(Code that draws figures)
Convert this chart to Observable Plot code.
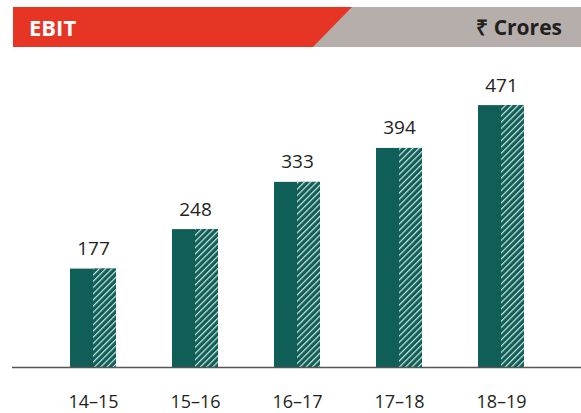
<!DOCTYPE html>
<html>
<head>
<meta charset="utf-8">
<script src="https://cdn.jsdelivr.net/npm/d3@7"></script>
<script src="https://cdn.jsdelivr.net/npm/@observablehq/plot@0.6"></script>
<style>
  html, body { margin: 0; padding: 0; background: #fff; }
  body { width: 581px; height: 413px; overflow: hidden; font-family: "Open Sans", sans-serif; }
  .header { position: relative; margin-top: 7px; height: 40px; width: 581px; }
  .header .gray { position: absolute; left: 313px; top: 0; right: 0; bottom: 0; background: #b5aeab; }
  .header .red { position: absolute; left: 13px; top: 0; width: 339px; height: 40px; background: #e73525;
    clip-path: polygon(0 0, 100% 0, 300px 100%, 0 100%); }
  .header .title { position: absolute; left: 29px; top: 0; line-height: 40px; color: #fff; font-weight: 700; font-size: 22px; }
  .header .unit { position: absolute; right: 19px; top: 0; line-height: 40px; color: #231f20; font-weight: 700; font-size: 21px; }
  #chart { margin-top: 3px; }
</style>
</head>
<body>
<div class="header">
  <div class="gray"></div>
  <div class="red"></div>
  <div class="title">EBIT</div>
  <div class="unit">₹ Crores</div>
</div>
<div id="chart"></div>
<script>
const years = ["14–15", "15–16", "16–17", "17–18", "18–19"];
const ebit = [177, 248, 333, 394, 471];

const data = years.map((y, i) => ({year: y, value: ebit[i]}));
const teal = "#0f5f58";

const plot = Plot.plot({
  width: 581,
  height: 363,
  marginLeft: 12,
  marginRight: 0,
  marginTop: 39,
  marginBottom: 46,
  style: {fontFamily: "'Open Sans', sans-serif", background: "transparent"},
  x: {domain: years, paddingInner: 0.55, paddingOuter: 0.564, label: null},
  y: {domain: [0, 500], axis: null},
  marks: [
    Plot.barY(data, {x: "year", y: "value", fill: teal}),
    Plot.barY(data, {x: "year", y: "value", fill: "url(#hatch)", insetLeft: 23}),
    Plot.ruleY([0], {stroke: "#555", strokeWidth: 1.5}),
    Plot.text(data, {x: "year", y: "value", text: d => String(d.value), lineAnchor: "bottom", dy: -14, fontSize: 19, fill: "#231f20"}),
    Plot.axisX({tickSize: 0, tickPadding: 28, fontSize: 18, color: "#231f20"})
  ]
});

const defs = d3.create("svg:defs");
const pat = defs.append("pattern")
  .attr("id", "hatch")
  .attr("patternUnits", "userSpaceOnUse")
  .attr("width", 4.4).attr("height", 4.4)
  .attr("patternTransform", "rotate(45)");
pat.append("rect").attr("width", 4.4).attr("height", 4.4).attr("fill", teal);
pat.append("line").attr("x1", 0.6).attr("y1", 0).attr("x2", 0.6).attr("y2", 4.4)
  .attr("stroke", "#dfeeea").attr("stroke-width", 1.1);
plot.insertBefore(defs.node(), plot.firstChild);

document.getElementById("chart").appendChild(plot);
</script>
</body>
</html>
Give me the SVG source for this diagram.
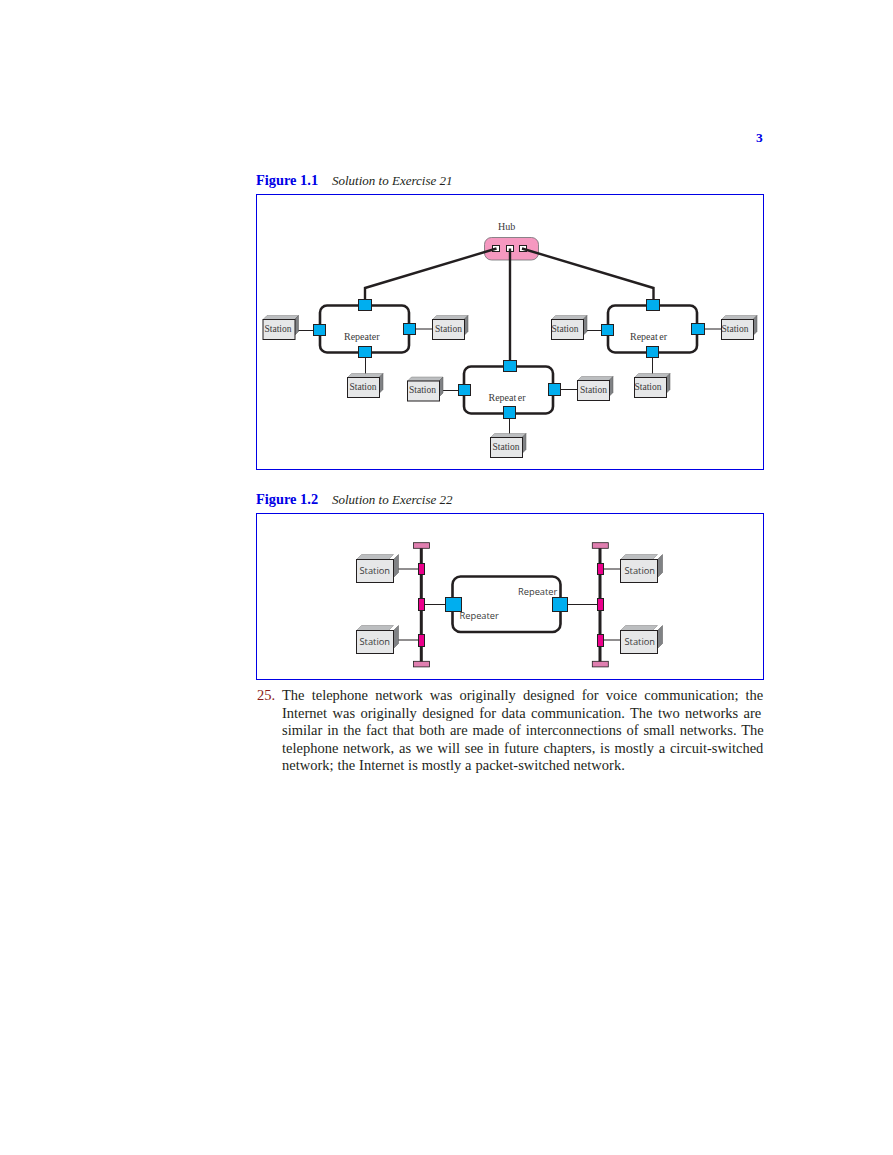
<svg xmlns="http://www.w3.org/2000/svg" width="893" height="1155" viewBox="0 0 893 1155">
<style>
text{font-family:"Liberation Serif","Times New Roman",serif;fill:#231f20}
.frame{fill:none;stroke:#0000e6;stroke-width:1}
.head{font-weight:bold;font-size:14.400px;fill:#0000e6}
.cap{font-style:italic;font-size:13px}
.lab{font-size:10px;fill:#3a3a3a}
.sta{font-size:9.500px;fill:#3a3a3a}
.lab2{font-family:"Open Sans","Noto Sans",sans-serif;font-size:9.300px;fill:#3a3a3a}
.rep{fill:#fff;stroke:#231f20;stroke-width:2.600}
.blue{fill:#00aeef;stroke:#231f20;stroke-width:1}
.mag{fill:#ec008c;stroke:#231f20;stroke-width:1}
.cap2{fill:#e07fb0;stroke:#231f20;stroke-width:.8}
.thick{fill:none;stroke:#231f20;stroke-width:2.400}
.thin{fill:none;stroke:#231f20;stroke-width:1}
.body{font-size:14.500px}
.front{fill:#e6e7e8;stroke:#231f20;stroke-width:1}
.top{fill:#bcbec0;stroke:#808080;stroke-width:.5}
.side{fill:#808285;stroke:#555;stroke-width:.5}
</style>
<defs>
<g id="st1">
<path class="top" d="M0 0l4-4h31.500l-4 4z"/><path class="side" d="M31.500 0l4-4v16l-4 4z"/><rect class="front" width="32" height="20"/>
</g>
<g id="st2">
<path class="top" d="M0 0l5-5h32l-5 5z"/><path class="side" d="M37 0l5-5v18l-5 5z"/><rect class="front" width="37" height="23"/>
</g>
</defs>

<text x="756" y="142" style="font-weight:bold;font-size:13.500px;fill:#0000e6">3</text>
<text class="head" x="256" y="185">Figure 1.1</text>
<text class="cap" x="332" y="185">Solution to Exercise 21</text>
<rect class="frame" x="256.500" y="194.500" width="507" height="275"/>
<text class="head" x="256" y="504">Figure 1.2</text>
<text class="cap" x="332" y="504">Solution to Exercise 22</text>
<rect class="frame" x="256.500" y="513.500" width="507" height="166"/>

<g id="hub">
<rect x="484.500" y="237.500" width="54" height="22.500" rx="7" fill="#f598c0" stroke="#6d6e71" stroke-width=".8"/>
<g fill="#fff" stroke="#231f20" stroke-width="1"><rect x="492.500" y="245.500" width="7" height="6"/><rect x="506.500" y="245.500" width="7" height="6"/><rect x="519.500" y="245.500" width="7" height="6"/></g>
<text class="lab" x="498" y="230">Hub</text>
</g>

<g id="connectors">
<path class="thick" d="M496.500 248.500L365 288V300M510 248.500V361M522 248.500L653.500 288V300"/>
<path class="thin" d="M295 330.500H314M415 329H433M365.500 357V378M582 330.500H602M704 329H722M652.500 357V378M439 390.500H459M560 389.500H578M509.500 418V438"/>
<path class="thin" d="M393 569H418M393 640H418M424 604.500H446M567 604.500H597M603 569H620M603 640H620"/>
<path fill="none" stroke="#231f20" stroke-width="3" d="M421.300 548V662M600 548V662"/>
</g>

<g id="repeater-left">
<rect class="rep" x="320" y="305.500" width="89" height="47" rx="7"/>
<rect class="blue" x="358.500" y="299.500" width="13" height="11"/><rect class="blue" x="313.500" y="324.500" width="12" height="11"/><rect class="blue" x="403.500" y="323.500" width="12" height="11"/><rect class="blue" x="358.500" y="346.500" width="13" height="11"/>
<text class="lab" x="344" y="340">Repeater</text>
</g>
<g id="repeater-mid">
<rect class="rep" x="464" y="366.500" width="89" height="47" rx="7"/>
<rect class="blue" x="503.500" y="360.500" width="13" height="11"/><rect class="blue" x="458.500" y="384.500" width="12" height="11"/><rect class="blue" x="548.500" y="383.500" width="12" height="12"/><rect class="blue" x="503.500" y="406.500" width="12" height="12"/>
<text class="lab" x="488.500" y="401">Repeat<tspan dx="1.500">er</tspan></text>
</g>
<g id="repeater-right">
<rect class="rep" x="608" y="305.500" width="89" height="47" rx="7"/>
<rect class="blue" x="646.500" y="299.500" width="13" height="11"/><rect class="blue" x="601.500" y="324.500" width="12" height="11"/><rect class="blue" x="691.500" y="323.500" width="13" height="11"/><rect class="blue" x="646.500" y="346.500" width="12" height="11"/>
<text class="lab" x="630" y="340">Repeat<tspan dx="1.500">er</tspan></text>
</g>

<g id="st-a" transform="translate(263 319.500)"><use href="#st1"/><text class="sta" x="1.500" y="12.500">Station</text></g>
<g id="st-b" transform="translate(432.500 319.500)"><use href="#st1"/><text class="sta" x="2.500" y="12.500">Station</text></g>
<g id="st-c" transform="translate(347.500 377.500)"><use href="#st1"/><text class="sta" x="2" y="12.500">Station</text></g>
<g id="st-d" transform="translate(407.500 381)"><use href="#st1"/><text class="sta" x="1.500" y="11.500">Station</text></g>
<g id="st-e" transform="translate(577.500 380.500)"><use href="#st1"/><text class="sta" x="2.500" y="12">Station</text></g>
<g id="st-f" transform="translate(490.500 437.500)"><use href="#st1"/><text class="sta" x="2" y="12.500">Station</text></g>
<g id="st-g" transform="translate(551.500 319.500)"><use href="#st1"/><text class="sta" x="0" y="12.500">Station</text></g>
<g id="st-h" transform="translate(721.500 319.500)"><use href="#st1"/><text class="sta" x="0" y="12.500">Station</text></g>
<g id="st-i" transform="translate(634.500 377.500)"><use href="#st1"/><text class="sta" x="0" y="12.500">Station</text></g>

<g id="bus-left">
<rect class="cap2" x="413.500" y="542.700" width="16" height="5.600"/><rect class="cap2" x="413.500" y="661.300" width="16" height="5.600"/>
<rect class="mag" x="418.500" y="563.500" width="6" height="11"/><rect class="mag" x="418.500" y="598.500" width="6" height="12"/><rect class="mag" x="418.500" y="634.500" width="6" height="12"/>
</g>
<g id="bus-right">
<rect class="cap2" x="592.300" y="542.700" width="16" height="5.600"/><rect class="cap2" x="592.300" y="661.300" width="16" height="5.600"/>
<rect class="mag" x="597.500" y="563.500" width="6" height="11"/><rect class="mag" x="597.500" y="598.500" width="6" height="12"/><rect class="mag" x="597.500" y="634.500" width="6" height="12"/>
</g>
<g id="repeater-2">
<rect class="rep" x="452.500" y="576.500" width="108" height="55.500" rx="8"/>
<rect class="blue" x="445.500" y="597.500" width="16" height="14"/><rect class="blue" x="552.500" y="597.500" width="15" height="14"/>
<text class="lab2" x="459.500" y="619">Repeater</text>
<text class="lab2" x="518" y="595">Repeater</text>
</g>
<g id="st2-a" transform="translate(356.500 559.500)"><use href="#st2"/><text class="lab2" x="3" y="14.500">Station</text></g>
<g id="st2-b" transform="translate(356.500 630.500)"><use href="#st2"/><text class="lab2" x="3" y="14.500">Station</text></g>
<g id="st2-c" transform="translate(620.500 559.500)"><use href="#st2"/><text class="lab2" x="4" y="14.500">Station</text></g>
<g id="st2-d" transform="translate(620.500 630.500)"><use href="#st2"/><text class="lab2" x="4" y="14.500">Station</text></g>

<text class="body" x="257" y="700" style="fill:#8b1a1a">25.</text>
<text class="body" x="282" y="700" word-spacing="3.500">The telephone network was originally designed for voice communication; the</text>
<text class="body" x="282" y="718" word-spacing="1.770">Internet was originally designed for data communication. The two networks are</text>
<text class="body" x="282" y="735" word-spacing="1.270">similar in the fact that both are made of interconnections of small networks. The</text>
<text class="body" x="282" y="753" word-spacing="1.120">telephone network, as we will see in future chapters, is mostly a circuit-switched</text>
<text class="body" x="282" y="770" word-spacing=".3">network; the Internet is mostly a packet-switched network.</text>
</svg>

- **What is required**
Select and copy every line from the records that includes the word "chart".

- **Solved exercise**
Convert this chart to Observable Plot code.
  #chart { margin-top: 3px; }
<div id="chart"></div>
document.getElementById("chart").appendChild(plot);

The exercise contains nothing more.